EXERCISE BRIEF:
Copy the listing verbatim, excluding any images found in it.
◆ ◆ ◆
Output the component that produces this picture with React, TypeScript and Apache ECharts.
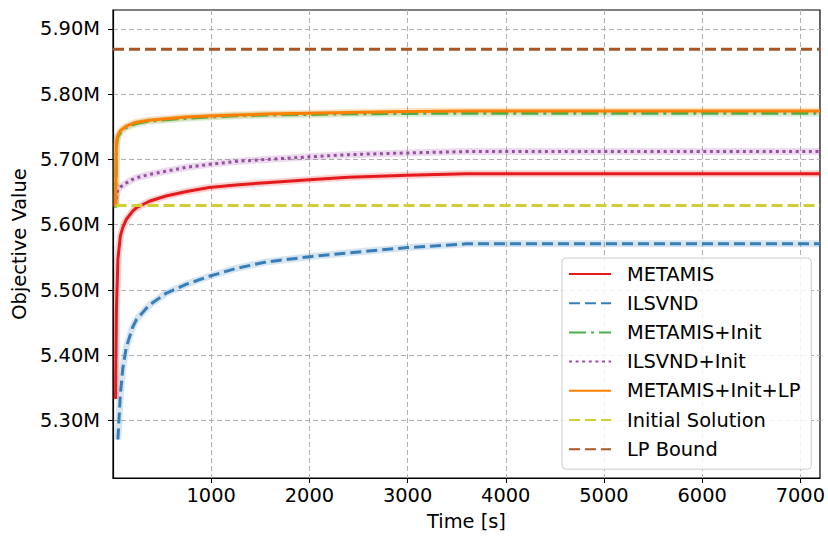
import React, { useEffect, useRef } from "react";
import * as echarts from "echarts";

// time stamps [s]
const times = [26, 35, 50, 75, 100, 135, 200, 240, 370, 540, 750, 980, 1250, 1560, 2000, 2400, 3000, 3600, 7200];

// objective values in millions
const metamis = [5.333, 5.47, 5.547, 5.583, 5.596, 5.608, 5.621, 5.626, 5.636, 5.644, 5.651, 5.657, 5.661, 5.6645, 5.669, 5.6726, 5.676, 5.678, 5.678];
const ilsvnd = [null, null, 5.271, 5.34, 5.38, 5.412, 5.443, 5.455, 5.477, 5.495, 5.509, 5.521, 5.533, 5.543, 5.551, 5.557, 5.565, 5.5707, 5.5707];
const metamisInit = [5.626, 5.72, 5.735, 5.741, 5.745, 5.749, 5.753, 5.755, 5.759, 5.761, 5.763, 5.765, 5.767, 5.768, 5.769, 5.77, 5.7705, 5.771, 5.771];
const ilsvndInit = [5.629, 5.645, 5.654, 5.658, 5.66, 5.664, 5.6695, 5.672, 5.677, 5.682, 5.688, 5.6925, 5.697, 5.7, 5.704, 5.7074, 5.71, 5.7121, 5.7121];
const metamisInitLP = [5.628, 5.728, 5.737, 5.744, 5.747, 5.751, 5.755, 5.757, 5.76, 5.7625, 5.765, 5.7665, 5.768, 5.7695, 5.771, 5.772, 5.7735, 5.7744, 5.7744];
const initialTimes = [26, 7200];
const initialSolution = [5.6294, 5.6294];
const lpTimes = [0, 7200];
const lpBound = [5.869, 5.869];

const xTicks = [1000, 2000, 3000, 4000, 5000, 6000, 7000];
const yTicks = [5.3, 5.4, 5.5, 5.6, 5.7, 5.8, 5.9];

const names = ["METAMIS", "ILSVND", "METAMIS+Init", "ILSVND+Init", "METAMIS+Init+LP", "Initial Solution", "LP Bound"];
const colors = ["#e41a1c", "#377eb8", "#4daf4a", "#984ea3", "#ff7f00", "#d0d033", "#a65628"];

const FONT = "DejaVu Sans";
const FS = 19.4;

function pairs(xs: number[], ys: (number | null)[]) {
  const out: [number, number][] = [];
  xs.forEach((x, i) => {
    const y = ys[i];
    if (y !== null && y !== undefined) out.push([x, y]);
  });
  return out;
}

export default function App() {
  const ref = useRef<HTMLDivElement>(null);
  useEffect(() => {
    if (!ref.current) return;
    const chart = echarts.init(ref.current, null, { renderer: "svg" });
    const mainData = [
      pairs(times, metamis),
      pairs(times, ilsvnd),
      pairs(times, metamisInit),
      pairs(times, ilsvndInit),
      pairs(times, metamisInitLP),
      pairs(initialTimes, initialSolution),
      pairs(lpTimes, lpBound),
    ];
    const types: any[] = ["solid", [11, 5], [17, 5, 3, 5], [3, 3.6], "solid", [11, 5], [11, 5]];
    const bandIdx = [0, 1, 2, 3, 4];
    const bands = bandIdx.map((i) => ({
      name: names[i] + " band",
      type: "line",
      data: mainData[i],
      symbol: "none",
      silent: true,
      z: 1,
      lineStyle: { color: colors[i], width: 7, opacity: 0.2 },
    }));
    const mains = names.map((n, i) => ({
      name: n,
      type: "line",
      data: mainData[i],
      symbol: "none",
      z: 2 + i,
      lineStyle: { color: colors[i], width: 3, type: types[i] },
      itemStyle: { color: colors[i] },
    }));
    chart.setOption({
      animation: false,
      grid: {
        left: 113,
        right: 6,
        top: 10,
        bottom: 60,
        show: true,
        borderColor: "#000",
        borderWidth: 1.2,
        backgroundColor: "transparent",
      },
      xAxis: {
        type: "value",
        min: 0,
        max: 7200,
        name: "Time [s]",
        nameLocation: "middle",
        nameGap: 34,
        nameTextStyle: { fontFamily: FONT, fontSize: FS, color: "#000" },
        axisLine: { show: true, lineStyle: { color: "#000", width: 1.2 } },
        axisTick: { show: true, length: 5, lineStyle: { color: "#000" }, customValues: xTicks },
        axisLabel: {
          customValues: xTicks,
          fontFamily: FONT,
          fontSize: FS,
          color: "#000",
          margin: 8,
          formatter: (v: number) => String(v),
        },
        splitLine: { show: true, lineStyle: { color: "#b0b0b0", type: [5, 3], width: 1 } },
      },
      yAxis: {
        type: "value",
        min: 5.212,
        max: 5.929,
        name: "Objective Value",
        nameLocation: "middle",
        nameGap: 82,
        nameTextStyle: { fontFamily: FONT, fontSize: FS, color: "#000" },
        axisLine: { show: true, lineStyle: { color: "#000", width: 1.2 } },
        axisTick: { show: true, length: 5, lineStyle: { color: "#000" }, customValues: yTicks },
        axisLabel: {
          customValues: yTicks,
          fontFamily: FONT,
          fontSize: FS,
          color: "#000",
          margin: 13,
          formatter: (v: number) => v.toFixed(2) + "M",
        },
        splitLine: { show: true, lineStyle: { color: "#b0b0b0", type: [5, 3], width: 1 } },
      },
      legend: {
        data: names,
        orient: "vertical",
        left: 562,
        top: 258,
        itemWidth: 42,
        itemHeight: 20,
        itemGap: 9.2,
        padding: [6, 11, 10, 6],
        itemStyle: { opacity: 0 },
        backgroundColor: "rgba(255,255,255,0.85)",
        borderColor: "#cccccc",
        borderWidth: 1,
        borderRadius: 4,
        textStyle: { fontFamily: FONT, fontSize: FS, lineHeight: 20, color: "#000", padding: [0, 0, 0, 11] },
        selectedMode: false,
      },
      series: [...bands, ...mains],
    });
    return () => chart.dispose();
  }, []);
  return (
    <div
      ref={ref}
      style={{ position: "fixed", left: 0, top: 0, width: 828, height: 538, background: "#fff" }}
    />
  );
}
◆ ◆ ◆
ANSWER TO THE TASK:
Output the component that produces this picture with React, TypeScript and Apache ECharts.
import React, { useEffect, useRef } from "react";
import * as echarts from "echarts";

// time stamps [s]
const times = [26, 35, 50, 75, 100, 135, 200, 240, 370, 540, 750, 980, 1250, 1560, 2000, 2400, 3000, 3600, 7200];

// objective values in millions
const metamis = [5.333, 5.47, 5.547, 5.583, 5.596, 5.608, 5.621, 5.626, 5.636, 5.644, 5.651, 5.657, 5.661, 5.6645, 5.669, 5.6726, 5.676, 5.678, 5.678];
const ilsvnd = [null, null, 5.271, 5.34, 5.38, 5.412, 5.443, 5.455, 5.477, 5.495, 5.509, 5.521, 5.533, 5.543, 5.551, 5.557, 5.565, 5.5707, 5.5707];
const metamisInit = [5.626, 5.72, 5.735, 5.741, 5.745, 5.749, 5.753, 5.755, 5.759, 5.761, 5.763, 5.765, 5.767, 5.768, 5.769, 5.77, 5.7705, 5.771, 5.771];
const ilsvndInit = [5.629, 5.645, 5.654, 5.658, 5.66, 5.664, 5.6695, 5.672, 5.677, 5.682, 5.688, 5.6925, 5.697, 5.7, 5.704, 5.7074, 5.71, 5.7121, 5.7121];
const metamisInitLP = [5.628, 5.728, 5.737, 5.744, 5.747, 5.751, 5.755, 5.757, 5.76, 5.7625, 5.765, 5.7665, 5.768, 5.7695, 5.771, 5.772, 5.7735, 5.7744, 5.7744];
const initialTimes = [26, 7200];
const initialSolution = [5.6294, 5.6294];
const lpTimes = [0, 7200];
const lpBound = [5.869, 5.869];

const xTicks = [1000, 2000, 3000, 4000, 5000, 6000, 7000];
const yTicks = [5.3, 5.4, 5.5, 5.6, 5.7, 5.8, 5.9];

const names = ["METAMIS", "ILSVND", "METAMIS+Init", "ILSVND+Init", "METAMIS+Init+LP", "Initial Solution", "LP Bound"];
const colors = ["#e41a1c", "#377eb8", "#4daf4a", "#984ea3", "#ff7f00", "#d0d033", "#a65628"];

const FONT = "DejaVu Sans";
const FS = 19.4;

function pairs(xs: number[], ys: (number | null)[]) {
  const out: [number, number][] = [];
  xs.forEach((x, i) => {
    const y = ys[i];
    if (y !== null && y !== undefined) out.push([x, y]);
  });
  return out;
}

export default function App() {
  const ref = useRef<HTMLDivElement>(null);
  useEffect(() => {
    if (!ref.current) return;
    const chart = echarts.init(ref.current, null, { renderer: "svg" });
    const mainData = [
      pairs(times, metamis),
      pairs(times, ilsvnd),
      pairs(times, metamisInit),
      pairs(times, ilsvndInit),
      pairs(times, metamisInitLP),
      pairs(initialTimes, initialSolution),
      pairs(lpTimes, lpBound),
    ];
    const types: any[] = ["solid", [11, 5], [17, 5, 3, 5], [3, 3.6], "solid", [11, 5], [11, 5]];
    const bandIdx = [0, 1, 2, 3, 4];
    const bands = bandIdx.map((i) => ({
      name: names[i] + " band",
      type: "line",
      data: mainData[i],
      symbol: "none",
      silent: true,
      z: 1,
      lineStyle: { color: colors[i], width: 7, opacity: 0.2 },
    }));
    const mains = names.map((n, i) => ({
      name: n,
      type: "line",
      data: mainData[i],
      symbol: "none",
      z: 2 + i,
      lineStyle: { color: colors[i], width: 3, type: types[i] },
      itemStyle: { color: colors[i] },
    }));
    chart.setOption({
      animation: false,
      grid: {
        left: 113,
        right: 6,
        top: 10,
        bottom: 60,
        show: true,
        borderColor: "#000",
        borderWidth: 1.2,
        backgroundColor: "transparent",
      },
      xAxis: {
        type: "value",
        min: 0,
        max: 7200,
        name: "Time [s]",
        nameLocation: "middle",
        nameGap: 34,
        nameTextStyle: { fontFamily: FONT, fontSize: FS, color: "#000" },
        axisLine: { show: true, lineStyle: { color: "#000", width: 1.2 } },
        axisTick: { show: true, length: 5, lineStyle: { color: "#000" }, customValues: xTicks },
        axisLabel: {
          customValues: xTicks,
          fontFamily: FONT,
          fontSize: FS,
          color: "#000",
          margin: 8,
          formatter: (v: number) => String(v),
        },
        splitLine: { show: true, lineStyle: { color: "#b0b0b0", type: [5, 3], width: 1 } },
      },
      yAxis: {
        type: "value",
        min: 5.212,
        max: 5.929,
        name: "Objective Value",
        nameLocation: "middle",
        nameGap: 82,
        nameTextStyle: { fontFamily: FONT, fontSize: FS, color: "#000" },
        axisLine: { show: true, lineStyle: { color: "#000", width: 1.2 } },
        axisTick: { show: true, length: 5, lineStyle: { color: "#000" }, customValues: yTicks },
        axisLabel: {
          customValues: yTicks,
          fontFamily: FONT,
          fontSize: FS,
          color: "#000",
          margin: 13,
          formatter: (v: number) => v.toFixed(2) + "M",
        },
        splitLine: { show: true, lineStyle: { color: "#b0b0b0", type: [5, 3], width: 1 } },
      },
      legend: {
        data: names,
        orient: "vertical",
        left: 562,
        top: 258,
        itemWidth: 42,
        itemHeight: 20,
        itemGap: 9.2,
        padding: [6, 11, 10, 6],
        itemStyle: { opacity: 0 },
        backgroundColor: "rgba(255,255,255,0.85)",
        borderColor: "#cccccc",
        borderWidth: 1,
        borderRadius: 4,
        textStyle: { fontFamily: FONT, fontSize: FS, lineHeight: 20, color: "#000", padding: [0, 0, 0, 11] },
        selectedMode: false,
      },
      series: [...bands, ...mains],
    });
    return () => chart.dispose();
  }, []);
  return (
    <div
      ref={ref}
      style={{ position: "fixed", left: 0, top: 0, width: 828, height: 538, background: "#fff" }}
    />
  );
}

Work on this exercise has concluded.